● What you are asked to do
Only the lines from the start of the data to the line containing "0.0001, 0.00012, 0.00006]", both included, should be output, exactly and without pictures.

● Data segment
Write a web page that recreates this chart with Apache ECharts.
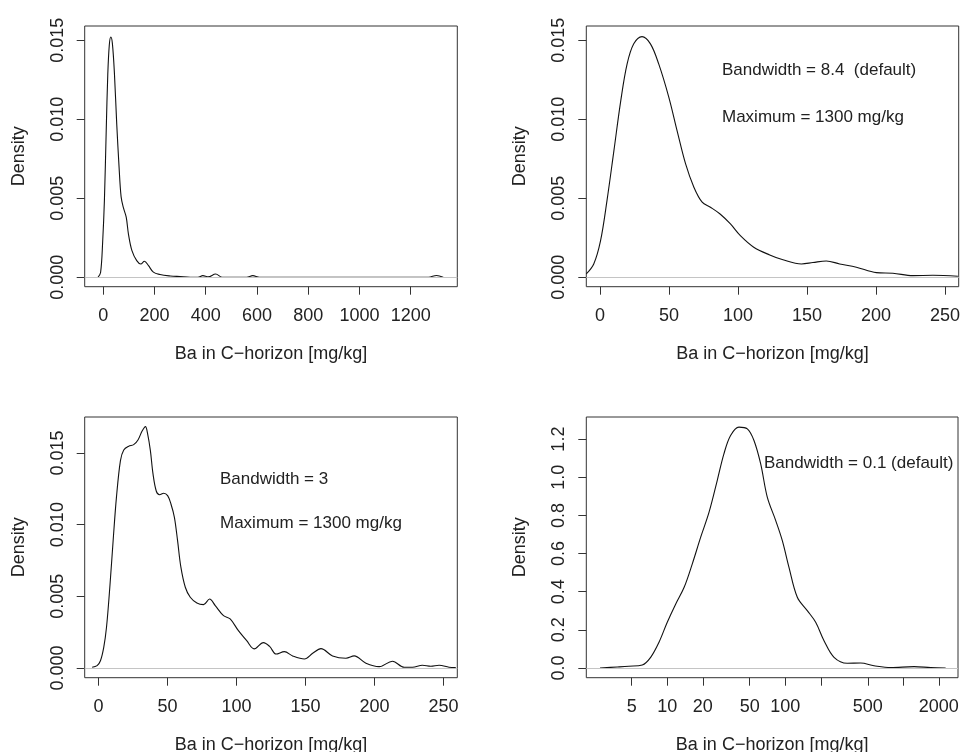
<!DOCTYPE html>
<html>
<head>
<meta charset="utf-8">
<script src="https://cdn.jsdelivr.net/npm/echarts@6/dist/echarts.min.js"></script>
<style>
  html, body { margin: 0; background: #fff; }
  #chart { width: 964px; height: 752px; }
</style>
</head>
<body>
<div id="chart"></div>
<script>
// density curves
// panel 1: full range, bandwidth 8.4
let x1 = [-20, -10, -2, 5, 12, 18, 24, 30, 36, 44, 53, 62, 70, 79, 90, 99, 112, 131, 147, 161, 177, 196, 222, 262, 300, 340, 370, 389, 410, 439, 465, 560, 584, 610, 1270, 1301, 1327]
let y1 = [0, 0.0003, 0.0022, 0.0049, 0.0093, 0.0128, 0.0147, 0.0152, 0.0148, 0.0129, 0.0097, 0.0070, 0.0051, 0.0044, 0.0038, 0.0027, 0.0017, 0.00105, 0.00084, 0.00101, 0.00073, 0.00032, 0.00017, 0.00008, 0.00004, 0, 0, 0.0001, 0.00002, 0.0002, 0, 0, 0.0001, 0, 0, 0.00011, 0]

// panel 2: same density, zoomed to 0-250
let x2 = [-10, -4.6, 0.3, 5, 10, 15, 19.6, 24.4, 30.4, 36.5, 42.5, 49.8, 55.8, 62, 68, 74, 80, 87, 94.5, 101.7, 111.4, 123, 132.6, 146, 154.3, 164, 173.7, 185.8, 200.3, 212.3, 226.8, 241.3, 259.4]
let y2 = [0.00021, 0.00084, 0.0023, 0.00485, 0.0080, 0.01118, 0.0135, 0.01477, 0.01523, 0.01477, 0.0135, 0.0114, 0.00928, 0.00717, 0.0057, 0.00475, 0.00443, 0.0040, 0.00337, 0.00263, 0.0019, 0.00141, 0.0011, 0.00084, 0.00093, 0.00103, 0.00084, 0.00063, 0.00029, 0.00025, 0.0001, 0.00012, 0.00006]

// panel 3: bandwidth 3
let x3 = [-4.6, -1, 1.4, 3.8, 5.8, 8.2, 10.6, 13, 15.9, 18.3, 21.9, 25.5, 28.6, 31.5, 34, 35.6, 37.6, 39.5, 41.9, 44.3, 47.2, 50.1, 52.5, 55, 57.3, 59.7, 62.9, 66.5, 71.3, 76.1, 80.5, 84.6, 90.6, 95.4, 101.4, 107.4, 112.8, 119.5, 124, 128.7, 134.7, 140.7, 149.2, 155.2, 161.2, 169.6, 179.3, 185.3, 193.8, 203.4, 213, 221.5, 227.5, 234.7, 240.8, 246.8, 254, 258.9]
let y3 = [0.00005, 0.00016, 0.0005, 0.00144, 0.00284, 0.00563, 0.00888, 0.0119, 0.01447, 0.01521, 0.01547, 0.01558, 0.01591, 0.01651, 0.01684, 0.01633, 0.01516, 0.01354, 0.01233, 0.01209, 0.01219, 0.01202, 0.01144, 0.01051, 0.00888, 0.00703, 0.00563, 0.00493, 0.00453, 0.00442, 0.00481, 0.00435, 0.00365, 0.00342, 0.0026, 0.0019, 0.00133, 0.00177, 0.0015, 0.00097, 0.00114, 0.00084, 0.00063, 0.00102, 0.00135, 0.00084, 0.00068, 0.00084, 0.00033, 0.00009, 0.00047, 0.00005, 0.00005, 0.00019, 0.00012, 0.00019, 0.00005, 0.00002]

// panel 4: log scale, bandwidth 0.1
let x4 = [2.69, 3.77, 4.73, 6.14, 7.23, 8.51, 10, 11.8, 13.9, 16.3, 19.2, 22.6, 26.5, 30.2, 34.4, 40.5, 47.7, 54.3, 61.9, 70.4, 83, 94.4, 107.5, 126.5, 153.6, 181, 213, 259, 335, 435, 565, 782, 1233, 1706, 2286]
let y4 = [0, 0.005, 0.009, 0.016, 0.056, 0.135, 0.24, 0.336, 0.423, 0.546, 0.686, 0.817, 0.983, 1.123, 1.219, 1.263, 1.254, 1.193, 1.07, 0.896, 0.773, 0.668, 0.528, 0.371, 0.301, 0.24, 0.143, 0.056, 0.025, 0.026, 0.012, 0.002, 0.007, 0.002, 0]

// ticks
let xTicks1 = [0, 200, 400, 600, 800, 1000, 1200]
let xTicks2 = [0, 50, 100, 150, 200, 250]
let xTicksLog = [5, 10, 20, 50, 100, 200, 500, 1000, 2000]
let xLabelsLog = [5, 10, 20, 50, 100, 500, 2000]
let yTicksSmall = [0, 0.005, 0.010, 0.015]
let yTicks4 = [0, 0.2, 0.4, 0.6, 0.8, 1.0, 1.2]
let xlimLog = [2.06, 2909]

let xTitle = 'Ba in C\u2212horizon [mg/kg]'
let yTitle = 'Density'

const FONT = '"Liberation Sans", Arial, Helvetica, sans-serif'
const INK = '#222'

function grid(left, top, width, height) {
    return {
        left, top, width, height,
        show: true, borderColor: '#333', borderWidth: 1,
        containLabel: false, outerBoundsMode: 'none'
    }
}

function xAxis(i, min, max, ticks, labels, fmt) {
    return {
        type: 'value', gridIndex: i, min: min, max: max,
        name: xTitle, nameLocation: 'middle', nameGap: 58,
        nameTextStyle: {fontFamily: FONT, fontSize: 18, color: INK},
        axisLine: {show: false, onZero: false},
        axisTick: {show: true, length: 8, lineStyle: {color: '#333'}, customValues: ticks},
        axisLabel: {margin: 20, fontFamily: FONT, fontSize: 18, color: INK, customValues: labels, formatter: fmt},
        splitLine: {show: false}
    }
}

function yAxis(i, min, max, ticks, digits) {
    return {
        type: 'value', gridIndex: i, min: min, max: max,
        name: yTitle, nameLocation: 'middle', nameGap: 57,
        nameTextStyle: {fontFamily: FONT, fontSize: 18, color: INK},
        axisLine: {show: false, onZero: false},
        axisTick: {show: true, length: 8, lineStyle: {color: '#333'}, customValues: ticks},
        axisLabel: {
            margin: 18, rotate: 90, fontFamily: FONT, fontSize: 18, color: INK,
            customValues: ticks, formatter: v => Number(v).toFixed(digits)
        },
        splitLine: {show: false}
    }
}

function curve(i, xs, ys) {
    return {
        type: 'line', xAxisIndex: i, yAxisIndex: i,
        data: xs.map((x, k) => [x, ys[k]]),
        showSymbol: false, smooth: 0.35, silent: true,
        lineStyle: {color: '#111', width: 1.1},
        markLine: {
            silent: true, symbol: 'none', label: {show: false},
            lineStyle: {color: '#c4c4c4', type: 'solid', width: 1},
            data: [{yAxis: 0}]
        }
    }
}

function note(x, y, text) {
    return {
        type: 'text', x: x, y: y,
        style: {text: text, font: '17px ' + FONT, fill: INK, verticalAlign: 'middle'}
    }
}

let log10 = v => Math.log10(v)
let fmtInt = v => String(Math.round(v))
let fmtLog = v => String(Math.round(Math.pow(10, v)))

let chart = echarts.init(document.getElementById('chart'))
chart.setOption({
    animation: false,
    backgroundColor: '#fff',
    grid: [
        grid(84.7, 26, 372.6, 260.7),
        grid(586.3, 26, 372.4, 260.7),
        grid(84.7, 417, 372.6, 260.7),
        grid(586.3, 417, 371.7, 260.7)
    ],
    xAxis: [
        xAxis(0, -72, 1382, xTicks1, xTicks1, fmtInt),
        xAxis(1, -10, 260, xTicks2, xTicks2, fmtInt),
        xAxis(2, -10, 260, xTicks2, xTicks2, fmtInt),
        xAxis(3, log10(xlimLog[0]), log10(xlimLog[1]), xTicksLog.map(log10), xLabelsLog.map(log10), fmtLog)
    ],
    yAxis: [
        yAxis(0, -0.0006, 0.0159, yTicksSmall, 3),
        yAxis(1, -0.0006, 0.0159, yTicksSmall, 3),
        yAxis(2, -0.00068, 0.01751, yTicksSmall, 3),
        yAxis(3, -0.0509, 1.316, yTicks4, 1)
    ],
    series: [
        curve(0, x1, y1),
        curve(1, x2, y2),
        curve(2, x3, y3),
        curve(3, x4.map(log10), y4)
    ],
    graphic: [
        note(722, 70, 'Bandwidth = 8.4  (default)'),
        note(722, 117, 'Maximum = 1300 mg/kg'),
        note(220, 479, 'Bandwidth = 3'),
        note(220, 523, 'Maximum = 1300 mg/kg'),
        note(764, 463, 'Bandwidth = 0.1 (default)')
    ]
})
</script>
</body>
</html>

● Response to this exercise
Write a web page that recreates this chart with Apache ECharts.
<!DOCTYPE html>
<html>
<head>
<meta charset="utf-8">
<script src="https://cdn.jsdelivr.net/npm/echarts@6/dist/echarts.min.js"></script>
<style>
  html, body { margin: 0; background: #fff; }
  #chart { width: 964px; height: 752px; }
</style>
</head>
<body>
<div id="chart"></div>
<script>
// density curves
// panel 1: full range, bandwidth 8.4
let x1 = [-20, -10, -2, 5, 12, 18, 24, 30, 36, 44, 53, 62, 70, 79, 90, 99, 112, 131, 147, 161, 177, 196, 222, 262, 300, 340, 370, 389, 410, 439, 465, 560, 584, 610, 1270, 1301, 1327]
let y1 = [0, 0.0003, 0.0022, 0.0049, 0.0093, 0.0128, 0.0147, 0.0152, 0.0148, 0.0129, 0.0097, 0.0070, 0.0051, 0.0044, 0.0038, 0.0027, 0.0017, 0.00105, 0.00084, 0.00101, 0.00073, 0.00032, 0.00017, 0.00008, 0.00004, 0, 0, 0.0001, 0.00002, 0.0002, 0, 0, 0.0001, 0, 0, 0.00011, 0]

// panel 2: same density, zoomed to 0-250
let x2 = [-10, -4.6, 0.3, 5, 10, 15, 19.6, 24.4, 30.4, 36.5, 42.5, 49.8, 55.8, 62, 68, 74, 80, 87, 94.5, 101.7, 111.4, 123, 132.6, 146, 154.3, 164, 173.7, 185.8, 200.3, 212.3, 226.8, 241.3, 259.4]
let y2 = [0.00021, 0.00084, 0.0023, 0.00485, 0.0080, 0.01118, 0.0135, 0.01477, 0.01523, 0.01477, 0.0135, 0.0114, 0.00928, 0.00717, 0.0057, 0.00475, 0.00443, 0.0040, 0.00337, 0.00263, 0.0019, 0.00141, 0.0011, 0.00084, 0.00093, 0.00103, 0.00084, 0.00063, 0.00029, 0.00025, 0.0001, 0.00012, 0.00006]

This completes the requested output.